Exploring the Linkages between EEAS Delegations and National Embassy Networks
Federica Bicchi, Daniel Schade
London School of Economics, United Kingdom
With the advent of the EEAS and its dedicated EU diplomatic network it was widely believed that the nature and importance of member state foreign ministries would change, with many member states possibly opting to reduce the resources committed to their own national diplomatic networks. Using data from the EU’s own reporting on diplomatic missions of member states abroad, this paper explores whether there are indeed linkages between the EEAS diplomatic network and those of the EU’s member states.
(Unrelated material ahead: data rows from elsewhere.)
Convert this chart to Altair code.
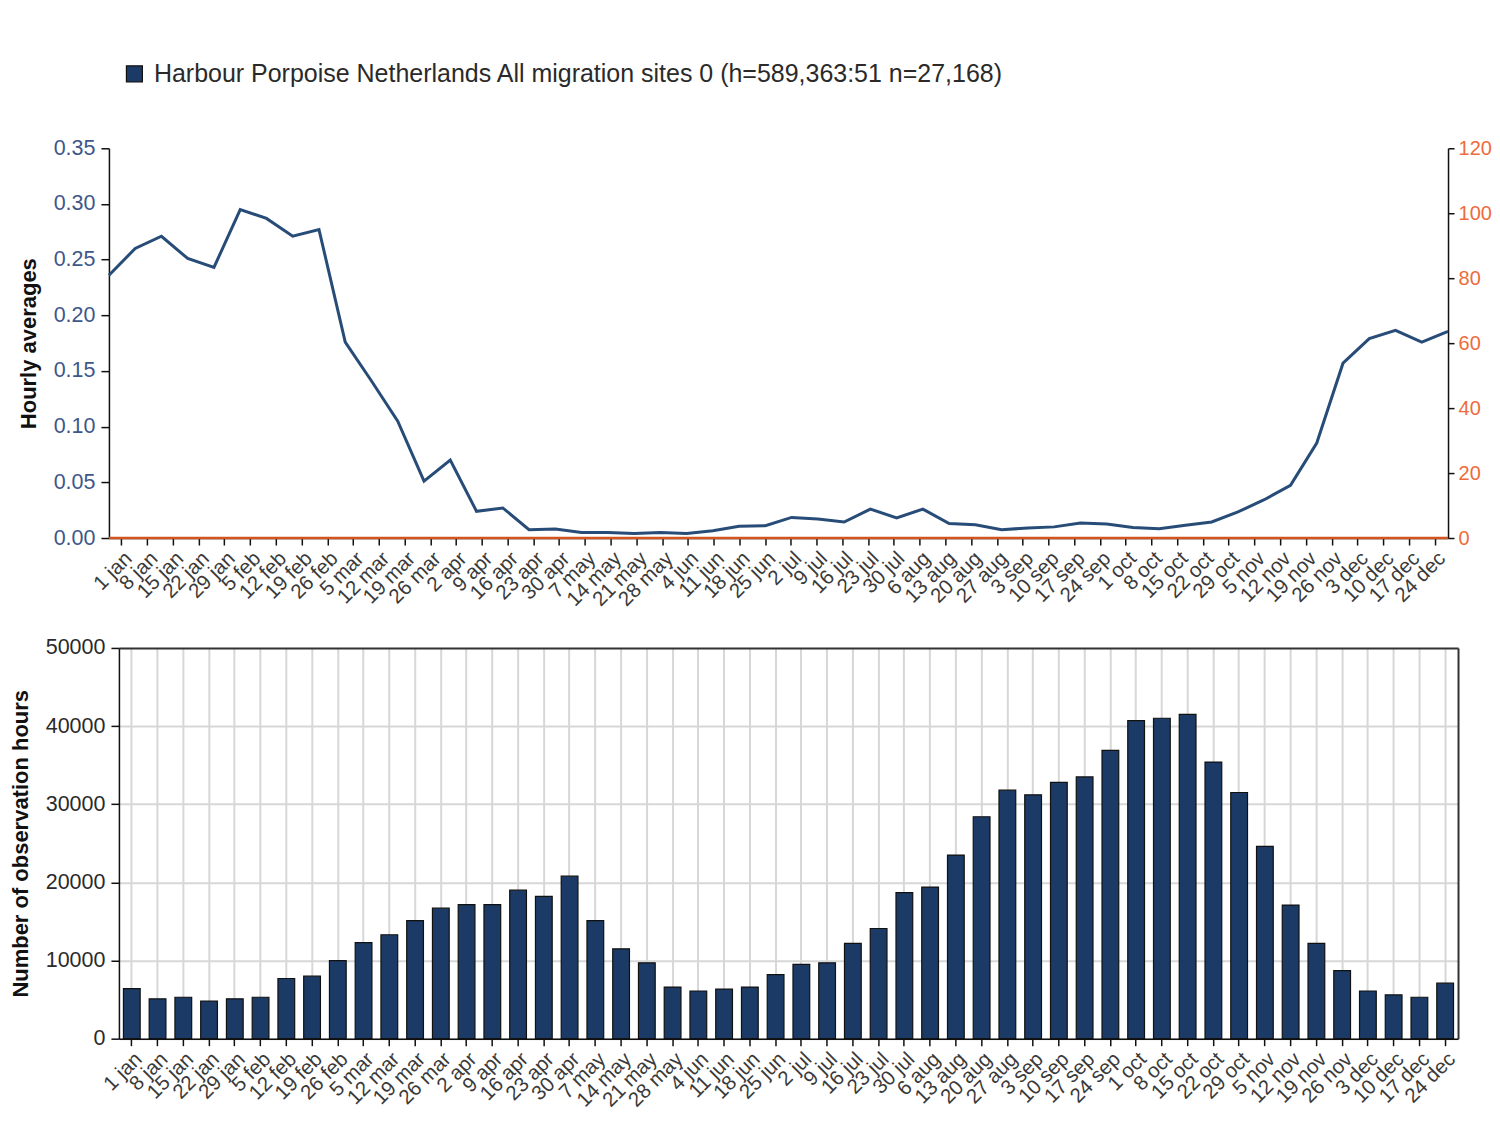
import altair as alt
import pandas as pd

weeks = ["1 jan", "8 jan", "15 jan", "22 jan", "29 jan", "5 feb", "12 feb", "19 feb", "26 feb",
         "5 mar", "12 mar", "19 mar", "26 mar", "2 apr", "9 apr", "16 apr", "23 apr", "30 apr",
         "7 may", "14 may", "21 may", "28 may", "4 jun", "11 jun", "18 jun", "25 jun",
         "2 jul", "9 jul", "16 jul", "23 jul", "30 jul", "6 aug", "13 aug", "20 aug", "27 aug",
         "3 sep", "10 sep", "17 sep", "24 sep", "1 oct", "8 oct", "15 oct", "22 oct", "29 oct",
         "5 nov", "12 nov", "19 nov", "26 nov", "3 dec", "10 dec", "17 dec", "24 dec"]

hourly_avg = [0.236, 0.260, 0.271, 0.251, 0.243, 0.295, 0.287, 0.271, 0.277,
              0.176, 0.141, 0.105, 0.051, 0.070, 0.024, 0.027, 0.0075, 0.008,
              0.005, 0.005, 0.004, 0.005, 0.004, 0.0066, 0.0105, 0.011,
              0.0185, 0.017, 0.0144, 0.026, 0.018, 0.026, 0.013, 0.012, 0.0075,
              0.009, 0.010, 0.0135, 0.0125, 0.0095, 0.0084, 0.0114, 0.0144, 0.0234,
              0.0344, 0.0473, 0.0853, 0.157, 0.179, 0.1865, 0.176, 0.1856]

second_series = [0, 0, 0, 0, 0, 0, 0, 0, 0, 0, 0, 0, 0, 0, 0, 0, 0, 0, 0, 0, 0, 0, 0, 0, 0, 0,
                 0, 0, 0, 0, 0, 0, 0, 0, 0, 0, 0, 0, 0, 0, 0, 0, 0, 0, 0, 0, 0, 0, 0, 0, 0, 0]

obs_hours = [6400, 5100, 5300, 4800, 5100, 5300, 7700, 8000, 10000,
             12300, 13300, 15100, 16700, 17150, 17150, 19000, 18200, 20800,
             15100, 11500, 9700, 6600, 6100, 6350, 6600, 8200,
             9500, 9700, 12200, 14100, 18700, 19400, 23500, 28400, 31800,
             31200, 32800, 33500, 36900, 40700, 41000, 41500, 35400, 31500,
             24600, 17100, 12200, 8700, 6100, 5600, 5300, 7100]

series_name = "Harbour Porpoise Netherlands All migration sites 0 (h=589,363:51 n=27,168)"

left_ticks = [0, 0.05, 0.10, 0.15, 0.20, 0.25, 0.30, 0.35]
right_ticks = [0, 20, 40, 60, 80, 100, 120]
bar_ticks = [0, 10000, 20000, 30000, 40000, 50000]

df = pd.DataFrame({
    "week": weeks,
    "avg": hourly_avg,
    "sec": second_series,
    "hours": obs_hours,
    "series": [series_name] * len(weeks),
})

NAVY = "#1b3b66"
LINE_BLUE = "#284c78"
RED = "#d4541f"
ORANGE = "#ee6b3b"
LABEL_GREY = "#3a3a3a"
FRAME = "#333333"
GRID = "#d7d7d7"
FONT = "Liberation Sans"

base = alt.Chart(df)

x_point = alt.X("week:N", sort=weeks, scale=alt.Scale(type="point", padding=0), axis=None)

x_axis_common = dict(
    title=None, labelAngle=-45, labelFontSize=20.5, labelColor=LABEL_GREY,
    labelFont=FONT, labelOverlap=False, tickColor="#111", tickSize=7, tickWidth=1.5,
    domainColor="#111", domainWidth=1.5, labelPadding=3, bandPosition=0.5,
)

# ---------------- top panel: hourly averages ----------------
axis_layer = base.mark_square(opacity=0, size=1).encode(
    x=alt.X("week:N", sort=weeks,
            scale=alt.Scale(type="band", paddingInner=0, paddingOuter=0),
            axis=alt.Axis(grid=False, **x_axis_common)),
    color=alt.Color("series:N", scale=alt.Scale(range=[NAVY]),
                    legend=alt.Legend(title=None, orient="none", legendX=13, legendY=-87,
                                      symbolType="square", symbolSize=256,
                                      symbolOpacity=1, symbolFillColor=NAVY,
                                      symbolStrokeColor="#111", symbolStrokeWidth=1.2,
                                      labelFontSize=25, labelFont=FONT,
                                      labelColor="#2a2a2a", labelLimit=1200,
                                      labelOffset=7)),
)

line = base.mark_line(color=LINE_BLUE, strokeWidth=3).encode(
    x=x_point,
    y=alt.Y("avg:Q", scale=alt.Scale(domain=[0, 0.35], nice=False),
            axis=alt.Axis(title="Hourly averages", orient="left", values=left_ticks,
                          format=".2f", grid=False, labelFontSize=21.5,
                          labelColor="#3e5689", labelFont=FONT, labelPadding=6,
                          tickSize=8, tickColor="#111", tickWidth=1.5,
                          domainColor="#111", domainWidth=1.5,
                          titleFontSize=22, titleFont=FONT, titleFontWeight="bold",
                          titleColor="#111", titlePadding=13)),
)

red = base.mark_line(color=RED, strokeWidth=2.5).encode(
    x=x_point,
    y=alt.Y("sec:Q", scale=alt.Scale(domain=[0, 120], nice=False),
            axis=alt.Axis(title=None, orient="right", values=right_ticks, grid=False,
                          labelFontSize=20, labelColor=ORANGE, labelFont=FONT,
                          labelPadding=4, tickSize=6, tickColor="#111", tickWidth=1.5,
                          domainColor="#111", domainWidth=1.5)),
)

top = alt.layer(axis_layer, line, red).resolve_scale(
    x="independent", y="independent"
).properties(width=1340, height=390, view=alt.ViewBackground(stroke=None))

# ---------------- bottom panel: observation hours ----------------
bars = base.mark_bar(color=NAVY, stroke="#111", strokeWidth=1.2).encode(
    x=alt.X("week:N", sort=weeks,
            scale=alt.Scale(type="band", paddingInner=0.35, paddingOuter=0.175,
                            range=[10, 1350]),
            axis=alt.Axis(grid=True, gridColor=GRID, gridWidth=2, **x_axis_common)),
    y=alt.Y("hours:Q", scale=alt.Scale(domain=[0, 50000], nice=False),
            axis=alt.Axis(title="Number of observation hours", values=bar_ticks, format="d",
                          offset=-10, grid=True,
                          gridColor={"condition": {"test": "datum.value === 50000",
                                                   "value": FRAME},
                                     "value": GRID},
                          gridWidth=2,
                          labelFontSize=21.5, labelColor="#2a2a2a", labelFont=FONT,
                          labelPadding=6, tickSize=8, tickColor="#111", tickWidth=1.5,
                          domainColor="#111", domainWidth=1.5,
                          titleFontSize=22, titleFont=FONT, titleFontWeight="bold",
                          titleColor="#111", titlePadding=13)),
)

frame_right = base.mark_point(opacity=0).encode(
    y=alt.Y("hours:Q",
            axis=alt.Axis(orient="right", labels=False, ticks=False, grid=False, title=None,
                          domainColor=FRAME, domainWidth=2)),
)

bottom = alt.layer(bars, frame_right).resolve_axis(y="independent").properties(
    width=1350, height=391, view=alt.ViewBackground(stroke=None))

chart = alt.vconcat(top, bottom, spacing=26).properties(
    padding={"top": 53, "left": 1, "right": 0, "bottom": 0},
    background="white",
).configure_view(stroke=None).configure(font=FONT)

chart.save("out.html", embed_options={"renderer": "svg", "actions": False})
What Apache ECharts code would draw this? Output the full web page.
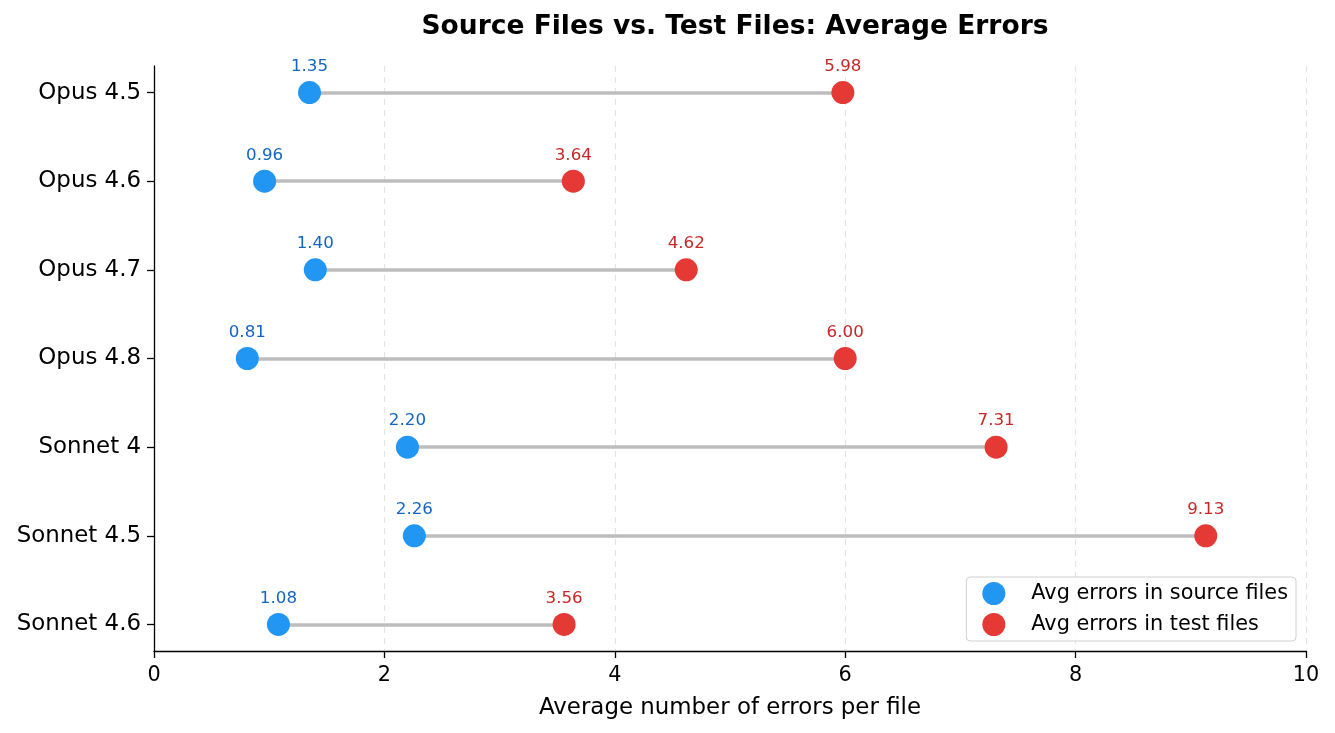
<!DOCTYPE html>
<html><head><meta charset="utf-8">
<script src="https://cdn.jsdelivr.net/npm/echarts@6/dist/echarts.min.js"></script>
<style>html,body{margin:0;padding:0;background:#fff}#c{width:1335px;height:733px}</style>
</head><body><div id="c"></div>
<script>
const models = ["Opus 4.5","Opus 4.6","Opus 4.7","Opus 4.8","Sonnet 4","Sonnet 4.5","Sonnet 4.6"];
const sourceErrors = [1.35,0.96,1.40,0.81,2.20,2.26,1.08];
const testErrors = [5.98,3.64,4.62,6.00,7.31,9.13,3.56];
const xTicks = [0,2,4,6,8,10];

const font = "DejaVu Sans";
const idx = models.map((_, i) => i);
const chart = echarts.init(document.getElementById('c'));
chart.setOption({
  animation: false,
  backgroundColor: '#fff',
  textStyle: {fontFamily: font},
  title: {
    text: 'Source Files vs. Test Files: Average Errors',
    left: 730, top: 9, textAlign: 'center',
    textStyle: {fontFamily: font, fontSize: 26.5, fontWeight: 'bold', color: '#000'}
  },
  grid: {left: 154, right: 29, top: 66, bottom: 82},
  legend: {
    orient: 'vertical', right: 39, bottom: 92,
    itemWidth: 23, itemHeight: 23, itemGap: 8,
    padding: [5, 8, 5, 16],
    borderColor: '#d0d0d0', borderWidth: 1, borderRadius: 4,
    backgroundColor: 'rgba(255,255,255,0.8)',
    textStyle: {fontFamily: font, fontSize: 20.8, color: '#000', padding: [0, 0, 0, 21]},
    data: [{name: 'Avg errors in source files', icon: 'circle'}, {name: 'Avg errors in test files', icon: 'circle'}]
  },
  xAxis: {
    type: 'value', min: 0, max: 10, interval: 2,
    name: 'Average number of errors per file', nameLocation: 'middle', nameGap: 46,
    nameTextStyle: {fontFamily: font, fontSize: 22.9, color: '#000'},
    axisLine: {show: true, onZero: false, lineStyle: {color: '#000', width: 1.3}},
    axisTick: {show: true, length: 7, lineStyle: {color: '#000', width: 1.3}},
    axisLabel: {fontFamily: font, fontSize: 20.8, color: '#000', margin: 14},
    splitLine: {show: true, lineStyle: {type: [6, 5], color: '#e4e4e4', width: 1.2}}
  },
  yAxis: {
    type: 'value', min: -0.3, max: 6.3, inverse: true,
    axisLine: {show: true, onZero: false, lineStyle: {color: '#000', width: 1.3}},
    axisTick: {show: true, length: 7, customValues: idx, lineStyle: {color: '#000', width: 1.3}},
    axisLabel: {fontFamily: font, fontSize: 22.9, color: '#000', margin: 13, customValues: idx,
      padding: [5, 0, 0, 0],
      formatter: v => models[Math.round(v)] || ''},
    splitLine: {show: false}
  },
  series: [
    {
      type: 'lines', coordinateSystem: 'cartesian2d', silent: true, z: 1,
      lineStyle: {color: '#bdbdbd', width: 3.5, opacity: 1},
      data: models.map((m, i) => ({coords: [[sourceErrors[i], i], [testErrors[i], i]]}))
    },
    {
      name: 'Avg errors in source files', type: 'scatter', symbolSize: 23, z: 3,
      itemStyle: {color: '#2196F3', opacity: 1},
      label: {show: true, position: 'top', distance: 6, fontFamily: font, fontSize: 16.7, color: '#1565C0',
        formatter: p => p.value[0].toFixed(2)},
      data: sourceErrors.map((v, i) => [v, i])
    },
    {
      name: 'Avg errors in test files', type: 'scatter', symbolSize: 23, z: 3,
      itemStyle: {color: '#E53935', opacity: 1},
      label: {show: true, position: 'top', distance: 6, fontFamily: font, fontSize: 16.7, color: '#C62828',
        formatter: p => p.value[0].toFixed(2)},
      data: testErrors.map((v, i) => [v, i])
    }
  ]
});
</script></body></html>
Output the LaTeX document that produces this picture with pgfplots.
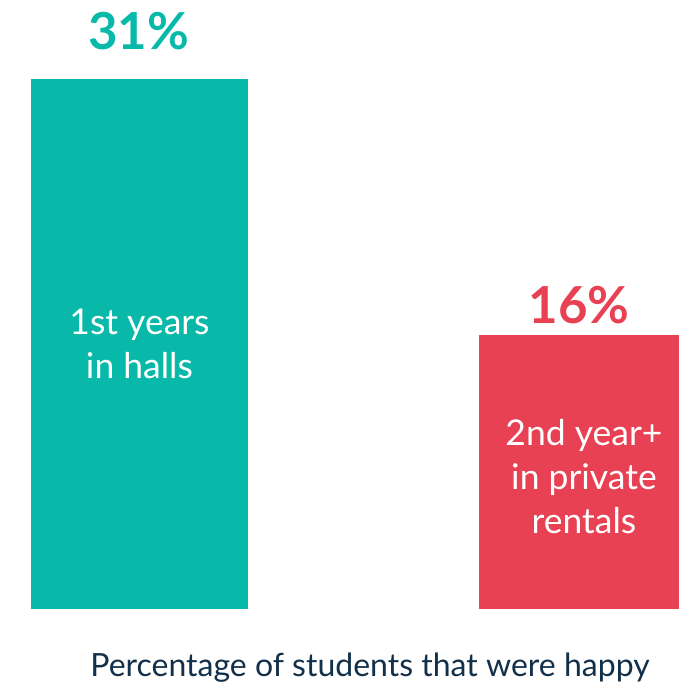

After reviewing the expectations that came with the initial creation of EU delegations, this paper then outlines how the diplomatic networks of the EU and those of the member states have evolved since the advent of the Treaty of Lisbon. This is based on data from the EU’s own internal reporting on the diplomatic networks of member states. The paper finds that despite initial expectations, most member states have increased their diplomatic networks since the Lisbon Treaty. In order to explore the reasons behind these changes, using interview data, this paper then focuses on two national diplomatic networks and their evolution in detail: The first is Germany, which has recently increased the size of its diplomatic network in line with budgetary increases, and the other Italy, a member state with a medium-sized diplomatic network that has nonetheless increased in size despite generalized budget cuts in its foreign ministry.